The edge pattern is preferably provided in at least two portions of outer edge, said two portions being provided symmetrically in relation to a longitudinal symmetry axis of the space in the mould, and further symmetrically arranged in relation to a lateral symmetry axis of the space in the mould.

For the purposes of the present invention, a mould may be used which is adapted for forming ribs in the frame. More particularly, the outer edge of the mould has indentations (concaveness) at suitable portions for forming ribs in the form of raised strips at the corresponding positions of the frame of the striking portion. Alternatively, the outer edge of the casting mould has bulges (convexities) at suitable portions for forming ribs in the form of recesses at the corresponding positions of the frame.

In a further aspect of the invention, there is thus provided a mould 200 for producing a padel racket 100, the mould having a space 210 for receiving material for forming a padel racket 100, or at least the striking portion 110 of the padel racket 100. Figs. 12a-c show schematic cross-sectional views of a mould 200 according to embodiments of the invention. As shown in the figures, the space 210 is delimited by an outer edge 211, wherein the outer edge 211 comprises an edge pattern 201 in at least one portion of the outer edge. The edge pattern 201 comprises a plurality of bulges 202 having a radius of curvature in the interval of 25 mm to 300 mm, including the interval end points, and/or a plurality of recesses 202 having a radius of curvature in the interval of 25 mm to 300 mm, including the interval end points. In the figures, only exemplary positions of the edge patterns 201 along the outer edge 211 are shown. The figures do not show the actual shape of the bulges or recesses, which of course varies depending on how the ribs are to be formed. The different positions of the edge patterns 201 illustrated for a round shape padel racket mould in fig. 12a, a drop shape padel racket mould in fig. 12b and a diamond padel racket mould in fig. 12c achieve different energy transfer directions into the striking surfaces of the resulting padel racket 100, as described herein. The examples in figs. 12a-c are for illustrational purposes only, and any suitable combination and positions of edge patterns 201 may be used, corresponding to the combination and positions of ribcontaining portions 113 described for embodiments of the padel racket 100.

The radius of curvature of each bulge and/or recess may be in the interval of 25 mm to 100 mm, including the interval end points. The radius of curvature of each bulge and/or recess may further be in the interval of 35 mm to 50 mm, including the interval end points.

All bulges and/or recesses in the edge pattern may have the same radius of curvature, or it may differ between different bulges and/or recesses in the edge pattern.

The edge pattern is preferably provided in at least two portions of outer edge, said two portions being provided symmetrically in relation to a longitudinal symmetry axis of the space in the mould, and further symmetrically arranged in relation to a lateral symmetry axis of the space in the mould It is of course also feasible that the frame is manufactured separately before it is assembled with the other parts of the padel racket, and that the ribs are then obtained in any suitable manner during construction of the frame or as a separate manufacturing step after the frame has been constructed.

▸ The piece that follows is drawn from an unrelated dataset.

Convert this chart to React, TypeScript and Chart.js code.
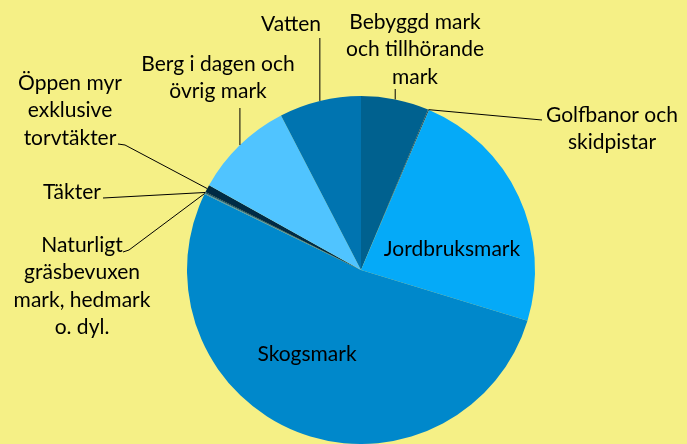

A striking portion thus manufactured is then typically assembled with a handle and an intermediate portion into a padel racket. As mentioned further above, the striking portion may alternatively be directly manufactured together with the handle and the intermediate portion as a single part, for example in a mould, which is adapted for the purposes of the present invention, as described in detail above.

The desired stiffness properties and advantageous progressive energy transfer described herein are obtained both with the inwardly extending ribs 114 of Figs. 7a, 8a and 9a and the outwardly extending ribs of Figs. 7b, 8b and 9b. However, inwardly extending ribs 114 according to any of the embodiments shown in Figs. 7a, 8a and 9a, or having other cross-sectional shapes, are preferred because the inwardly extending ribs 114 have the additional advantageous effect of being better protected from hits and impact during play, manufacture, and transportation. Of course, if one or more outwardly extending ribs is damaged due to impact (hitting the floor or a wall during play e.g.), the energy transfer properties and hence playability of the padel racket deteriorates. Inwardly extending ribs therefore contribute to making the padel racket more robust and durable than if outwardly extending ribs are used. Furthermore, since the ribs 114 are created by adding pressure and/or heat to the frame using a mould with patterns and reshape the frame to conform to the pattern of the mould, the reshaping of the frame 112 to comprise inwardly extending ribs 114, wherein only the rib pattern need to be pushed into the frame 112 to reshape it, is easier than reshaping the frame 112 to comprise outwardly extending ribs 114.

Fig. 11 shows a cross-sectional top view of a part of the striking portion 110, similar to that of Fig. 10, wherein the frame 112, a part of the central element 111 with first and second exterior layers 121a and 121b and interior part 122 are shown having dashed outlines. Fig. 11 further indicates that the exterior surface 119a of the frame 112 has a length LI, which extends from the peripheral edge of the first ball striking surface 115 to the peripheral edge of the second ball striking surface 116, as illustrated by the bi-directional arrow. Each of the ribs 114 (not shown in the figure) typically extends the entire length LI of the exterior surface 119a of the frame.

It is to be noted that features from the various embodiments described herein may freely be combined, unless it is explicitly stated that such a combination would be unsuitable.